## Work required
Retype, exactly as they stand, the lines from the start of the data to the line that contains "from matplotlib.patches import Patch", both ends included. Leave the pictures out.

## Data excerpt

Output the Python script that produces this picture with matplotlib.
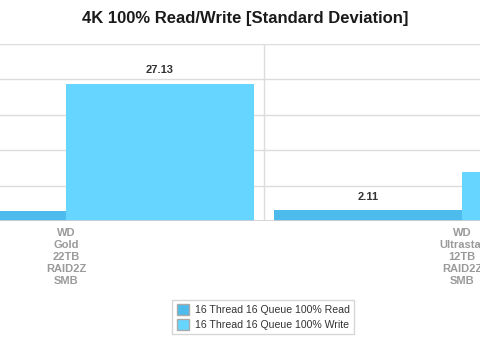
import matplotlib
matplotlib.use("Agg")
from matplotlib import pyplot as plt
from matplotlib.patches import Patch

categories = ["WD\nGold\n22TB\nRAID2Z\nSMB", "WD\nUltrastar\n12TB\nRAID2Z\nSMB"]
series_names = ["16 Thread 16 Queue 100% Read", "16 Thread 16 Queue 100% Write"]
read_values = [1.95, 2.11]
write_values = [27.13, 9.75]
y_ticks = [0, 7, 14, 21, 28, 35]

read_color = "#4dbbeb"
write_color = "#66d5ff"
grid_color = "#dcdcdc"

plt.rcParams["font.family"] = ["Liberation Sans", "DejaVu Sans"]

fig = plt.figure(figsize=(4.8, 3.41), dpi=100)
ax = fig.add_axes([0.0, 120 / 341, 1.0, 177 / 341])

x = list(range(len(categories)))
bar_w = 188 / 396
read_bars = ax.bar([i - bar_w / 2 for i in x], read_values, width=bar_w, color=read_color, zorder=3)
write_bars = ax.bar([i + bar_w / 2 for i in x], write_values, width=bar_w, color=write_color, zorder=3)

for bars, vals in ((read_bars, read_values), (write_bars, write_values)):
    ax.bar_label(bars, labels=[f"{v:.2f}" for v in vals], padding=6,
                 fontsize=8, fontweight="bold", color="#333333", clip_on=True)

ax.set_xlim(-66 / 396, 1 + 18 / 396)
ax.set_ylim(0, 35)
ax.set_yticks(y_ticks)
for t in y_ticks[1:]:
    ax.axhline(t, color=grid_color, lw=1, zorder=1)
ax.axhline(0, color="#d0d0d0", lw=1.2, zorder=4)
ax.axvline(0.5, color=grid_color, lw=1, zorder=1)

ax.set_xticks(x)
ax.set_xticklabels(categories, fontsize=8, fontweight="bold", color="#9a9a9a", linespacing=1.25)
ax.tick_params(axis="x", length=0, pad=5)
ax.tick_params(axis="y", length=0, labelleft=False)
for s in ax.spines.values():
    s.set_visible(False)

fig.suptitle("4K 100% Read/Write [Standard Deviation]", x=0.511, y=1 - 19 / 341,
             va="center", fontsize=12, fontweight="bold", color="#1a1a1a")

handles = [Patch(facecolor=read_color, edgecolor="#aaaaaa"),
           Patch(facecolor=write_color, edgecolor="#aaaaaa")]
leg = fig.legend(handles, series_names, loc="center", bbox_to_anchor=(263 / 480, 24 / 341),
                 fontsize=7.6, frameon=True, fancybox=False, edgecolor="#cccccc",
                 handlelength=1.2, handleheight=1.3, handletextpad=0.5, labelspacing=0.3,
                 borderpad=0.4, labelcolor="#333333")
leg.get_frame().set_linewidth(1)

fig.savefig("out.png", dpi=100)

## Solution
Output the Python script that produces this picture with matplotlib.
import matplotlib
matplotlib.use("Agg")
from matplotlib import pyplot as plt
from matplotlib.patches import Patch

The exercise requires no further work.